_TASK BRIEF_
Type out all the records word for word. Any pictures are to be left out.

━━━━━ MATERIALS PROVIDED

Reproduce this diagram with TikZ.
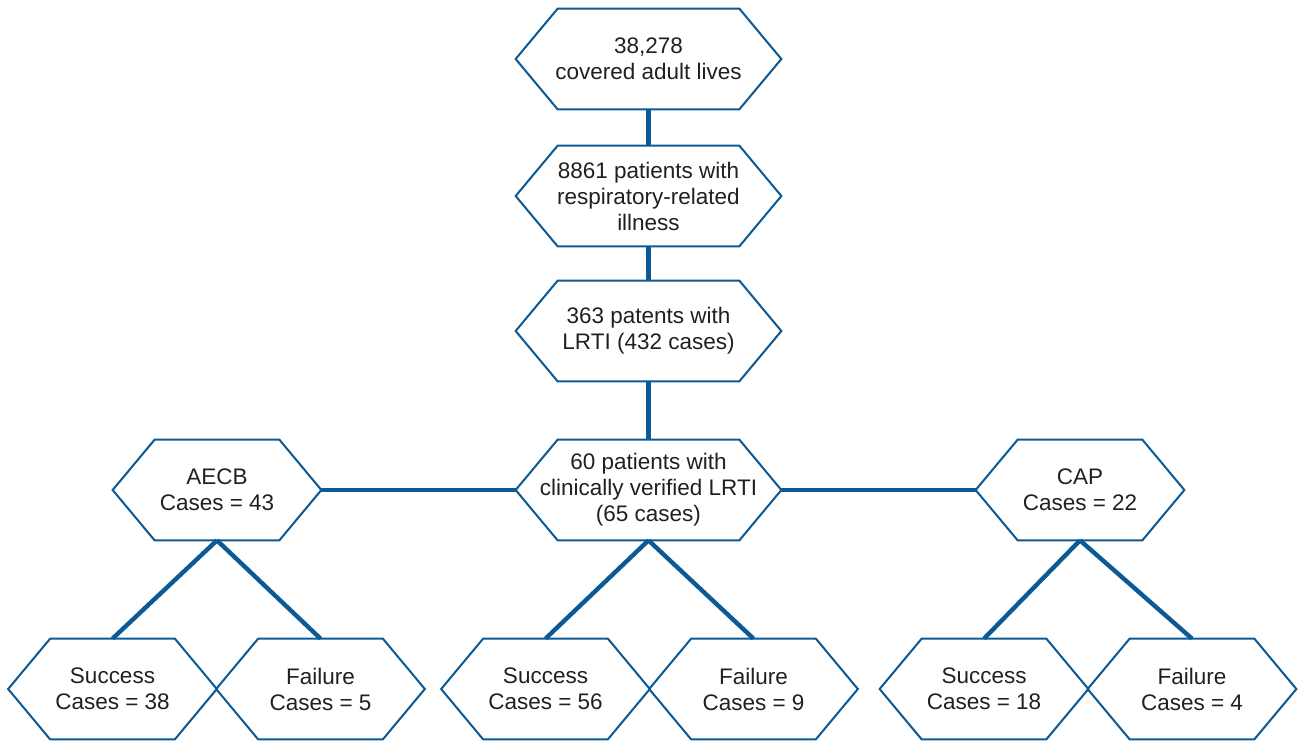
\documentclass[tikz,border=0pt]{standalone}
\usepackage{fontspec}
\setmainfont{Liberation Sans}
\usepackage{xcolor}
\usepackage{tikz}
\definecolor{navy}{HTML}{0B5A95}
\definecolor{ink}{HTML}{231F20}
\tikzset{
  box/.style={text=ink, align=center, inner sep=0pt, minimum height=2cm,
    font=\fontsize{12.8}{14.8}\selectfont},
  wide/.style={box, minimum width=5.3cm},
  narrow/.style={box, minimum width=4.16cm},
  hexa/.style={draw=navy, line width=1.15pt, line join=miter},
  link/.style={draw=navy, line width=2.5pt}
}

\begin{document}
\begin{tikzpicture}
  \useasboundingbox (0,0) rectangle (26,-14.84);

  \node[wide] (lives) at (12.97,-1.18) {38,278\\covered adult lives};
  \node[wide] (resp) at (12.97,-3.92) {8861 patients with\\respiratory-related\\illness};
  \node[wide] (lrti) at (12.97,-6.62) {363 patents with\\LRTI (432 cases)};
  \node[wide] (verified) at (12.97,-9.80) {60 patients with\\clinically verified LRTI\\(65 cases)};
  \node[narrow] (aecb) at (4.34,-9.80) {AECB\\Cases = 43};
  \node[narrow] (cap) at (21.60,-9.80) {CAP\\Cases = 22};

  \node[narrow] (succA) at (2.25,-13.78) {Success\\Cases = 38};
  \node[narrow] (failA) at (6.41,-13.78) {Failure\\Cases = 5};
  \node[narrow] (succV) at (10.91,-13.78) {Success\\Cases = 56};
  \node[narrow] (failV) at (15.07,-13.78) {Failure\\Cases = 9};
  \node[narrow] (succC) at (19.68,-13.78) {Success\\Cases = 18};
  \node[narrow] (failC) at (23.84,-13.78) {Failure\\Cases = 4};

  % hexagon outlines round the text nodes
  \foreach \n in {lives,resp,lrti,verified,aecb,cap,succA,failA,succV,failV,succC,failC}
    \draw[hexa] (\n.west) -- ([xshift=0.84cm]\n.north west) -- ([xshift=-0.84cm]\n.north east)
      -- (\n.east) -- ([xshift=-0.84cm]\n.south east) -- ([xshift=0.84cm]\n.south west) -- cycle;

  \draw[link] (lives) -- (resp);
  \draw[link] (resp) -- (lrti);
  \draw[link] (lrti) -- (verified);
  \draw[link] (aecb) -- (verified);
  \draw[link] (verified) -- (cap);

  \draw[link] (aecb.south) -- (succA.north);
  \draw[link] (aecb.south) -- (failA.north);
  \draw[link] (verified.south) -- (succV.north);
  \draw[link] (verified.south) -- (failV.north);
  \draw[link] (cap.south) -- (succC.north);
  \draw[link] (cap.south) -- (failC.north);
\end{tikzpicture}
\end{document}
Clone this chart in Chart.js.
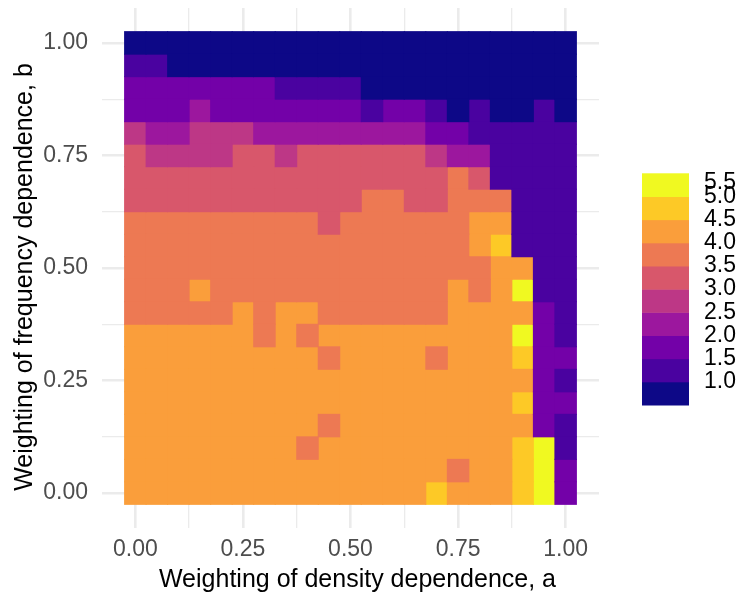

━━━━━━━━━━

_FINAL RESULT_
Reproduce this diagram with TikZ.
\documentclass[tikz,border=0pt]{standalone}
\usepackage{fontspec}
\setmainfont{Liberation Sans}
\usepackage{xcolor}
\usepackage{tikz}
\definecolor{navy}{HTML}{0B5A95}
\definecolor{ink}{HTML}{231F20}
\tikzset{
  box/.style={text=ink, align=center, inner sep=0pt, minimum height=2cm,
    font=\fontsize{12.8}{14.8}\selectfont},
  wide/.style={box, minimum width=5.3cm},
  narrow/.style={box, minimum width=4.16cm},
  hexa/.style={draw=navy, line width=1.15pt, line join=miter},
  link/.style={draw=navy, line width=2.5pt}
}

\begin{document}
\begin{tikzpicture}
  \useasboundingbox (0,0) rectangle (26,-14.84);

  \node[wide] (lives) at (12.97,-1.18) {38,278\\covered adult lives};
  \node[wide] (resp) at (12.97,-3.92) {8861 patients with\\respiratory-related\\illness};
  \node[wide] (lrti) at (12.97,-6.62) {363 patents with\\LRTI (432 cases)};
  \node[wide] (verified) at (12.97,-9.80) {60 patients with\\clinically verified LRTI\\(65 cases)};
  \node[narrow] (aecb) at (4.34,-9.80) {AECB\\Cases = 43};
  \node[narrow] (cap) at (21.60,-9.80) {CAP\\Cases = 22};

  \node[narrow] (succA) at (2.25,-13.78) {Success\\Cases = 38};
  \node[narrow] (failA) at (6.41,-13.78) {Failure\\Cases = 5};
  \node[narrow] (succV) at (10.91,-13.78) {Success\\Cases = 56};
  \node[narrow] (failV) at (15.07,-13.78) {Failure\\Cases = 9};
  \node[narrow] (succC) at (19.68,-13.78) {Success\\Cases = 18};
  \node[narrow] (failC) at (23.84,-13.78) {Failure\\Cases = 4};

  % hexagon outlines round the text nodes
  \foreach \n in {lives,resp,lrti,verified,aecb,cap,succA,failA,succV,failV,succC,failC}
    \draw[hexa] (\n.west) -- ([xshift=0.84cm]\n.north west) -- ([xshift=-0.84cm]\n.north east)
      -- (\n.east) -- ([xshift=-0.84cm]\n.south east) -- ([xshift=0.84cm]\n.south west) -- cycle;

  \draw[link] (lives) -- (resp);
  \draw[link] (resp) -- (lrti);
  \draw[link] (lrti) -- (verified);
  \draw[link] (aecb) -- (verified);
  \draw[link] (verified) -- (cap);

  \draw[link] (aecb.south) -- (succA.north);
  \draw[link] (aecb.south) -- (failA.north);
  \draw[link] (verified.south) -- (succV.north);
  \draw[link] (verified.south) -- (failV.north);
  \draw[link] (cap.south) -- (succC.north);
  \draw[link] (cap.south) -- (failC.north);
\end{tikzpicture}
\end{document}
Clone this chart in Chart.js.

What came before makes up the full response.